In case you've missed it, there's been quite a furore about
this article by Martin
Brookes, Director of Research at
New Philanthropy Capital. In it he calls for the creation of a "non-departmental public body under the auspices of the Cabinet Office" to be "concerned with assessing and improving the performance of charities".
His argument is:
- Most other private and public bodies have their performance scrutinised
- If charity is about more than assuaging guilt then we should care about its outcomes
- 'Charity' is not a homogeneous group and we should discriminate between them
- Charity's purpose and origin is not so different from other sectors of society that it should escape accountability
- Analysing charity performance is not too hard or beyond available methodology
- Lack of scrutiny is not healthy to the taxpayer or donor
- Informed donors will pick their charities better and so make more impact
- Greater public scrutiny is anyway inevitable
- Charities are overly sceptical of outsiders' involvement for irrelevant reasons: they work hard to get funding and feel perpetually beleaguered
It's an interesting article, much of which is impossible to disagree with.
However, the mistake Martin makes is to think that the state regulation is the best mechanism for holding charity to public account. This for three reasons.
Firstly, the state is often even less effective than the charitable sector. Although regulatory bodies such as
Ofgem and
Ofcom (which Martin cites) are usually considered better than other government departments, they too are steeped in the public service ethos of inefficiency, lack of vision and slow responsiveness.

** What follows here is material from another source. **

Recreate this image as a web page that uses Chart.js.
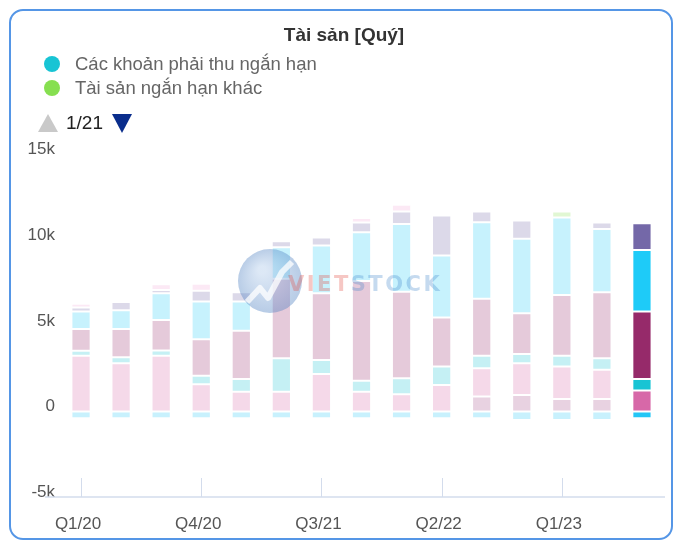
<!DOCTYPE html>
<html>
<head>
<meta charset="utf-8">
<script src="https://cdn.jsdelivr.net/npm/chart.js@4.4.1/dist/chart.umd.min.js"></script>
<style>
  html, body { margin: 0; padding: 0; background: #fff; }
  body { width: 674px; height: 540px; position: relative; overflow: hidden; font-family: "Liberation Sans", Arial, sans-serif; }
  #card { position: absolute; left: 9px; top: 9px; width: 660px; height: 527px; border: 2px solid #5596e6; border-radius: 14px; }
  #c { position: absolute; left: 0; top: 0; }
  #legend { position: absolute; left: 44px; top: 52px; }
  .item { display: flex; align-items: center; height: 24px; color: #666; font-size: 18.5px; white-space: nowrap; }
  .dot { width: 16px; height: 16px; border-radius: 50%; margin-right: 15px; }
  #pager { position: absolute; left: 38px; top: 112px; display: flex; align-items: center; height: 22px; }
  .up { width: 0; height: 0; border-left: 10px solid transparent; border-right: 10px solid transparent; border-bottom: 18px solid #c9c9c9; }
  .down { width: 0; height: 0; border-left: 10px solid transparent; border-right: 10px solid transparent; border-top: 19px solid #0a2d8c; }
  #page { font-size: 19px; color: #222; margin: 0 9px 0 8px; }
</style>
</head>
<body>
<div id="card"></div>
<canvas id="c" width="674" height="540"></canvas>
<div id="legend"></div>
<div id="pager"><div class="up"></div><span id="page">1/21</span><div class="down"></div></div>
<script>
const quarters = ['Q1/20', 'Q2/20', 'Q3/20', 'Q4/20', 'Q1/21', 'Q2/21', 'Q3/21', 'Q4/21',
  'Q1/22', 'Q2/22', 'Q3/22', 'Q4/22', 'Q1/23', 'Q2/23', 'Q3/23'];

// stacked from the bottom up
const cashEq = [0, 0, 0, 0, 0, 0, 0, 0, 0, 0, 870, 960, 730, 730, 0];
const shortInvest = [3250, 2820, 3250, 1590, 1150, 1150, 2190, 1150, 1000, 1550, 1660, 1860, 1890, 1700, 1220];
const receivables = [300, 350, 310, 490, 750, 1960, 820, 650, 940, 1070, 720, 540, 630, 680, 680];
const inventory = [1270, 1650, 1790, 2140, 2820, 4640, 3900, 5830, 5060, 2870, 3330, 2380, 3560, 3860, 3940];
const fixedAssets = [1020, 1100, 1560, 2200, 1700, 1840, 2790, 2850, 3950, 3620, 4480, 4350, 4520, 3700, 3600];
const longInvest = [230, 470, 190, 640, 550, 360, 460, 560, 730, 2340, 620, 1070, 0, 370, 1560];
const otherLong = [230, 0, 340, 400, 0, 0, 0, 260, 400, 0, 0, 0, 0, 0, 0];
const otherShort = [0, 0, 0, 0, 0, 0, 0, 0, 0, 0, 0, 0, 350, 0, 0];
const provisions = [-400, -400, -400, -400, -400, -400, -400, -400, -400, -400, -400, -500, -500, -500, -400];

const yTicks = [-5000, 0, 5000, 10000, 15000];

const series = [
  { label: 'Tiền và tương đương tiền', data: cashEq, color: '#a24a86' },
  { label: 'Đầu tư tài chính ngắn hạn', data: shortInvest, color: '#d768a8' },
  { label: 'Các khoản phải thu ngắn hạn', data: receivables, color: '#18c4d4' },
  { label: 'Hàng tồn kho', data: inventory, color: '#962a6a' },
  { label: 'Tài sản cố định', data: fixedAssets, color: '#1ecbf8' },
  { label: 'Đầu tư tài chính dài hạn', data: longInvest, color: '#7468a8' },
  { label: 'Tài sản dài hạn khác', data: otherLong, color: '#f4a6d8' },
  { label: 'Tài sản ngắn hạn khác', data: otherShort, color: '#86df50' },
  { label: 'Dự phòng', data: provisions, color: '#24c6f6' }
];

const legendPage = ['Các khoản phải thu ngắn hạn', 'Tài sản ngắn hạn khác'];

function fade(hex, a) {
  const r = parseInt(hex.slice(1, 3), 16);
  const g = parseInt(hex.slice(3, 5), 16);
  const b = parseInt(hex.slice(5, 7), 16);
  return `rgba(${r},${g},${b},${a})`;
}

// last quarter is highlighted, the rest are faded out
function barColors(hex) {
  return quarters.map((q, i) => i === quarters.length - 1 ? hex : fade(hex, 0.25));
}

const legendEl = document.getElementById('legend');
legendPage.forEach(name => {
  const s = series.find(x => x.label === name);
  const row = document.createElement('div');
  row.className = 'item';
  row.innerHTML = `<span class="dot" style="background:${s.color}"></span><span>${s.label}</span>`;
  legendEl.appendChild(row);
});

const innerTicks = {
  id: 'innerTicks',
  afterDraw(chart) {
    const x = chart.scales.x;
    const area = chart.chartArea;
    const ctx = chart.ctx;
    ctx.save();
    ctx.strokeStyle = '#d3dcec';
    ctx.lineWidth = 1.5;
    ctx.beginPath();
    ctx.moveTo(area.left - 16, area.bottom);
    ctx.lineTo(area.right + 3, area.bottom);
    ctx.stroke();
    ctx.lineWidth = 1;
    quarters.forEach((q, i) => {
      if (i % 3) return;
      const px = Math.round(x.getPixelForValue(i)) + 0.5;
      ctx.beginPath();
      ctx.moveTo(px, area.bottom - 19);
      ctx.lineTo(px, area.bottom);
      ctx.stroke();
    });
    ctx.restore();
  }
};

const watermark = {
  id: 'watermark',
  afterDatasetsDraw(chart) {
    const ctx = chart.ctx;
    ctx.save();
    ctx.globalAlpha = 0.4;
    const g = ctx.createRadialGradient(262, 270, 4, 270, 281, 33);
    g.addColorStop(0, '#a9c6e8');
    g.addColorStop(1, '#4a7dbf');
    ctx.fillStyle = g;
    ctx.beginPath();
    ctx.arc(270, 281, 32, 0, Math.PI * 2);
    ctx.fill();
    ctx.globalAlpha = 0.75;
    ctx.strokeStyle = '#fff';
    ctx.lineWidth = 6;
    ctx.lineJoin = 'round';
    ctx.beginPath();
    ctx.moveTo(247, 302);
    ctx.lineTo(260, 288);
    ctx.lineTo(268, 298);
    ctx.lineTo(282, 272);
    ctx.lineTo(292, 262);
    ctx.stroke();
    ctx.globalAlpha = 0.3;
    ctx.font = 'bold 21px "DejaVu Sans"';
    ctx.letterSpacing = '2.5px';
    ctx.textBaseline = 'alphabetic';
    ctx.fillStyle = '#e2453d';
    ctx.fillText('VIET', 288, 291);
    const w = ctx.measureText('VIET').width;
    ctx.fillStyle = '#3f83c9';
    ctx.fillText('STOCK', 288 + w, 291);
    ctx.restore();
  }
};

new Chart(document.getElementById('c'), {
  type: 'bar',
  data: {
    labels: quarters,
    datasets: series.map(s => ({
      label: s.label,
      data: s.data,
      backgroundColor: barColors(s.color),
      borderColor: '#ffffff',
      borderWidth: 1,
      borderSkipped: false,
      barPercentage: 0.48,
      categoryPercentage: 1
    }))
  },
  options: {
    responsive: false,
    animation: false,
    devicePixelRatio: 1,
    layout: { padding: { left: 26, right: 12, top: 0, bottom: 0 } },
    plugins: {
      legend: { display: false },
      tooltip: { enabled: false },
      title: {
        display: true,
        text: 'Tài sản [Quý]',
        color: '#333',
        font: { family: '"Liberation Sans", Arial, sans-serif', size: 19, weight: 'bold' },
        padding: { top: 24, bottom: 108 }
      }
    },
    scales: {
      x: {
        stacked: true,
        grid: { display: false, drawTicks: false },
        border: { display: false },
        ticks: {
          autoSkip: false,
          maxRotation: 0,
          padding: 17,
          labelOffset: -3,
          color: '#555',
          font: { family: '"Liberation Sans", Arial, sans-serif', size: 17 },
          callback: (v, i) => i % 3 === 0 ? quarters[i] : ''
        },
        afterFit: s => { s.height = 43; }
      },
      y: {
        stacked: true,
        min: yTicks[0],
        max: yTicks[yTicks.length - 1],
        grid: { display: false, drawTicks: false },
        border: { display: false },
        afterBuildTicks: s => { s.ticks = yTicks.map(v => ({ value: v })); },
        ticks: {
          padding: 6,
          labelOffset: -5,
          color: '#555',
          font: { family: '"Liberation Sans", Arial, sans-serif', size: 17 },
          callback: v => v === 0 ? '0' : (v / 1000) + 'k'
        },
        afterFit: s => { s.width = 35; }
      }
    }
  },
  plugins: [innerTicks, watermark]
});
</script>
</body>
</html>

Secondly the comparison with the private sector is invalid because most businesses are actually regulated by their shareholders or other investors, more than by state regulatory bodies as Martin suggests. In those few industries (such as utilities) in which there is state regulation, it is largely to ensure that the companies remain competitive, rather than assess their productivity per se.
Thirdly and most importantly the state, private sector and charitable sector exist together in a stable tripartite relationship with which it would be foolish to tamper. Ultimately taxpayers should monitor government, investors monitor business and donors monitor charity. There may be some cross-over but where possible this should be conducted through open debate in the public media, rather than through institutionalised structures of control.
If assessment of the performance of charities is handed over to the state it will stifle the growing willingness among donors to hold charities to account. If people begin to feel (as many already do) that the charitable sector is simply an arm of government then public donations will fall and the state will be left as the only player - an obviously unhealthy situation.
Most of Martin's argument is correct and he must be applauded for speaking out on the issue. But my feeling is that the government would instead do better to actively support the third sector in being more open with the public. Rather than regulate charities' performance themselves, the Cabinet Office should cajole them to regularly publish details of their activities and support them in setting up rigorous accountability standards.